In this problem of free-will vs. the Divine, sociologists merely replaced the omnipresent omniscient omnipotent providence of God with the secularised omnipresent omniscient omnipotent providence of Society. God is not dead as Nietzsche thought, but has transformed, as Carl Schmidt suggests. (Or, in relation to some of Talal Assad’s ideas).
The renown French (atheist and über-postivist) anthropologist Durkheim argued already in 1912 that ‘the sacred’ that believers worship is not imaginary. Rather, the emotional venerate that they feel towards it in religious life – is real, he explained, as what they feel is the sense of security emanating from their communal living and congregated practices. In other words, The holy is the social. Durkheim effectively replaced God with Society.
Carl schmidtt similarly argued that the Law is the new God.

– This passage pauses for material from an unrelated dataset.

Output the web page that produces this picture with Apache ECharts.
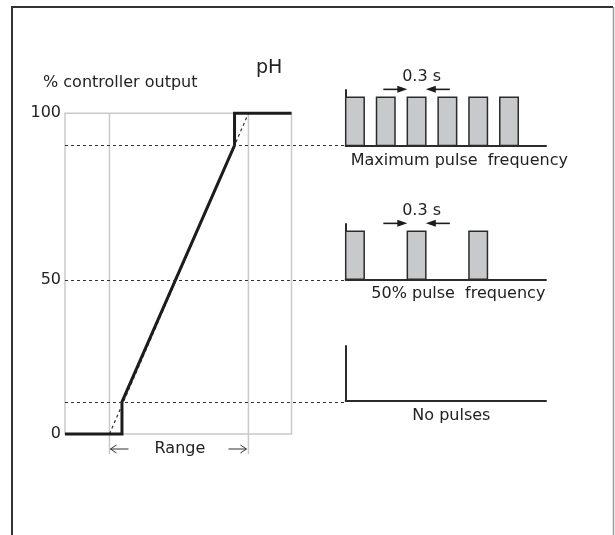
<!DOCTYPE html>
<html><head><meta charset="utf-8">
<script src="https://cdn.jsdelivr.net/npm/echarts@6/dist/echarts.min.js"></script>
<style>html,body{margin:0;padding:0;background:#fff}#c{width:615px;height:535px}</style>
</head><body><div id="c"></div>
<script>
// ---------- data ----------
const outputLevels = [90, 48, 10];          // % output at which each pulse regime is reached
const yTickValues = [0, 48, 100];           // where the tick labels sit on the drawing
const yTickLabels = ['0', '50', '100'];
const controlPH  = [-32, 9, 9, 90, 90, 131]; // controller characteristic (pH axis, arbitrary units, range 0..100)
const controlOut = [0, 0, 10, 90, 100, 100];
const idealPH  = [0, 100];
const idealOut = [0, 100];
const rangeSpan = [0, 100];
const boxSpan = [-32, 131];
const pulseWidth = 0.3;                       // s
const maxPulseStarts  = [0, 0.5, 1.0, 1.5, 2.0, 2.5];
const halfPulseStarts = [0, 1.0, 2.0];
const noPulseStarts   = [];
const widthMark = [1.0, 1.3];                 // pulse shown with the 0.3 s arrows
const panelNames = ['Maximum pulse  frequency', '50% pulse  frequency', 'No pulses'];

// ---------- styles ----------
const FONT = 'DejaVu Sans';
const INK = '#222';
const LINE = '#1c1c1c';
const GREY = '#c9c9c9';

const chart = echarts.init(document.getElementById('c'), null, {renderer: 'canvas'});

function pulseItem(params, api) {
  const a = api.coord([api.value(0), 1]);
  const b = api.coord([api.value(1), 0]);
  return {type: 'rect', shape: {x: a[0], y: a[1], width: b[0] - a[0], height: b[1] - a[1]},
    style: {fill: '#c8c9cb', stroke: '#2b2b2b', lineWidth: 1.5}};
}
function widthMarkItem(params, api) {
  const p1 = api.coord([api.value(0), 1.163]);
  const p2 = api.coord([api.value(1), 1.163]);
  const y = p1[1], x1 = p1[0], x2 = p2[0];
  const st = {stroke: LINE, lineWidth: 1.6};
  return {type: 'group', children: [
    {type: 'line', shape: {x1: x1 - 24, y1: y, x2: x1 - 8, y2: y}, style: st},
    {type: 'polygon', shape: {points: [[x1, y], [x1 - 10, y - 3.5], [x1 - 10, y + 3.5]]}, style: {fill: LINE}},
    {type: 'line', shape: {x1: x2 + 8, y1: y, x2: x2 + 24, y2: y}, style: st},
    {type: 'polygon', shape: {points: [[x2, y], [x2 + 10, y - 3.5], [x2 + 10, y + 3.5]]}, style: {fill: LINE}},
    {type: 'text', style: {text: '0.3 s', x: (x1 + x2) / 2 + 5, y: y - 5, align: 'center', verticalAlign: 'bottom',
      font: '16px "' + FONT + '"', fill: INK}}
  ]};
}
function frameItem(params, api) {
  const a = api.coord([api.value(0), 100]);
  const b = api.coord([api.value(1), 0]);
  const r0t = api.coord([api.value(2), 100]);
  const r0b = api.coord([api.value(2), 0]);
  const r1t = api.coord([api.value(3), 100]);
  const st = {stroke: GREY, lineWidth: 1.5, fill: null};
  return {type: 'group', children: [
    {type: 'rect', shape: {x: a[0], y: a[1], width: b[0] - a[0], height: b[1] - a[1]}, style: st},
    {type: 'line', shape: {x1: r0t[0], y1: r0t[1], x2: r0t[0], y2: r0b[1] + 20}, style: st},
    {type: 'line', shape: {x1: r1t[0], y1: r1t[1], x2: r1t[0], y2: r0b[1] + 20}, style: st}
  ]};
}
function rangeItem(params, api) {
  const s = api.coord([api.value(0), 0]);
  const e = api.coord([api.value(1), 0]);
  const y = s[1] + 15, xs = s[0], xe = e[0];
  const st = {stroke: '#333', lineWidth: 1, fill: null};
  return {type: 'group', children: [
    {type: 'line', shape: {x1: xs + 1, y1: y, x2: xs + 19, y2: y}, style: st},
    {type: 'polyline', shape: {points: [[xs + 7, y - 4], [xs + 1, y], [xs + 7, y + 4]]}, style: st},
    {type: 'line', shape: {x1: xe - 20, y1: y, x2: xe - 2, y2: y}, style: st},
    {type: 'polyline', shape: {points: [[xe - 8, y - 4], [xe - 2, y], [xe - 8, y + 4]]}, style: st},
    {type: 'text', style: {text: 'Range', x: (xs + xe) / 2 + 1, y: y, align: 'center', verticalAlign: 'middle',
      font: '16px "' + FONT + '"', fill: INK}}
  ]};
}

const panelTops = [90, 224, 346];
const panelHeights = [55.5, 55.3, 55];
const nameGaps = [7, 6.5, 7];
const namePads = [27, 25, 11];

const grids = [{left: 65, top: 113.3, width: 280.7, height: 320.7}];
const xAxes = [{gridIndex: 0, type: 'value', min: -32, max: 170, show: false}];
const yAxes = [{gridIndex: 0, type: 'value', min: 0, max: 100,
  axisLine: {show: false}, axisTick: {show: false}, splitLine: {show: false},
  axisLabel: {customValues: yTickValues, margin: 4, color: INK, fontFamily: FONT, fontSize: 16,
    formatter: v => yTickLabels[yTickValues.indexOf(v)] ?? ''}}];
for (let i = 0; i < 3; i++) {
  grids.push({left: 345.7, top: panelTops[i], width: 200.3, height: panelHeights[i]});
  xAxes.push({gridIndex: i + 1, type: 'value', min: 0, max: 3.25,
    axisLine: {show: true, lineStyle: {color: '#2b2b2b', width: 2}}, axisTick: {show: false},
    axisLabel: {show: false}, splitLine: {show: false},
    name: panelNames[i], nameLocation: 'middle', nameGap: nameGaps[i],
    nameTextStyle: {fontFamily: FONT, fontSize: 16, color: INK, verticalAlign: 'top', padding: [0, 0, 0, namePads[i]]}});
  yAxes.push({gridIndex: i + 1, type: 'value', min: 0, max: 1.15,
    axisLine: {show: true, onZero: false, lineStyle: {color: '#2b2b2b', width: 2}}, axisTick: {show: false},
    axisLabel: {show: false}, splitLine: {show: false}});
}

const pulseSets = [maxPulseStarts, halfPulseStarts, noPulseStarts];
const series = [
  {type: 'custom', xAxisIndex: 0, yAxisIndex: 0, renderItem: frameItem, silent: true, z: 1,
    data: [[boxSpan[0], boxSpan[1], rangeSpan[0], rangeSpan[1]]]},
  {type: 'line', xAxisIndex: 0, yAxisIndex: 0, data: [], silent: true, z: 2,
    markLine: {symbol: 'none', silent: true, label: {show: false},
      lineStyle: {type: [3, 3], color: '#333', width: 1},
      data: outputLevels.map(v => ({yAxis: v}))}},
  {type: 'line', xAxisIndex: 0, yAxisIndex: 0, showSymbol: false, silent: true, z: 3, clip: false,
    lineStyle: {type: [3, 3], color: '#333', width: 1.2},
    data: idealPH.map((x, i) => [x, idealOut[i]])},
  {type: 'line', xAxisIndex: 0, yAxisIndex: 0, showSymbol: false, silent: true, z: 4, clip: false,
    lineStyle: {color: LINE, width: 3, join: 'miter', cap: 'butt'},
    data: controlPH.map((x, i) => [x, controlOut[i]])},
  {type: 'custom', xAxisIndex: 0, yAxisIndex: 0, renderItem: rangeItem, silent: true, z: 5,
    data: [[rangeSpan[0], rangeSpan[1]]]}
];
pulseSets.forEach((starts, i) => {
  series.push({type: 'custom', xAxisIndex: i + 1, yAxisIndex: i + 1, renderItem: pulseItem, silent: true, z: 3,
    data: starts.map(s => [s, s + pulseWidth])});
});
[0, 1].forEach(i => {
  series.push({type: 'custom', xAxisIndex: i + 1, yAxisIndex: i + 1, renderItem: widthMarkItem, silent: true, z: 4,
    data: [widthMark]});
});

chart.setOption({
  animation: false,
  backgroundColor: '#fff',
  title: [
    {text: '% controller output', left: 43, top: 75, padding: 0,
      textStyle: {fontFamily: FONT, fontSize: 16, fontWeight: 'normal', color: INK}},
    {text: 'pH', left: 256, top: 59, padding: 0,
      textStyle: {fontFamily: FONT, fontSize: 19, fontWeight: 'normal', color: INK}}
  ],
  graphic: [
    {type: 'polyline', silent: true, shape: {points: [[12, 535], [12, 7], [613, 7]]}, style: {stroke: '#333', lineWidth: 2, fill: null}},
    {type: 'line', silent: true, shape: {x1: 613.5, y1: 7, x2: 613.5, y2: 535}, style: {stroke: '#9a9a9a', lineWidth: 1.5}}
  ],
  grid: grids,
  xAxis: xAxes,
  yAxis: yAxes,
  series: series
});
</script>
</body></html>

More recently, Latour ridiculed in his critique how ‘the social’ is presupposed in Bourdieu’s sociology, as the already-answered to the pseudo-problem Bourdieu is pretending to address. He later builds his social anew, thus the social remains an idea, or at most an analytical construct that, in a sense, resides in sociologists’ heads. After all, humans power lies exactly in the flexible ability to imagine, construct, believe, practice and make ideas ‘real’.
Perhaps the reason for the resurfacing of this troubling problem in ‘the age of reason’ is that the agent-structure and the free-will vs. predestination are extensions of the problem of our existence. Of the meaning of life.
Either way, social structure is a construct that depends on your conviction.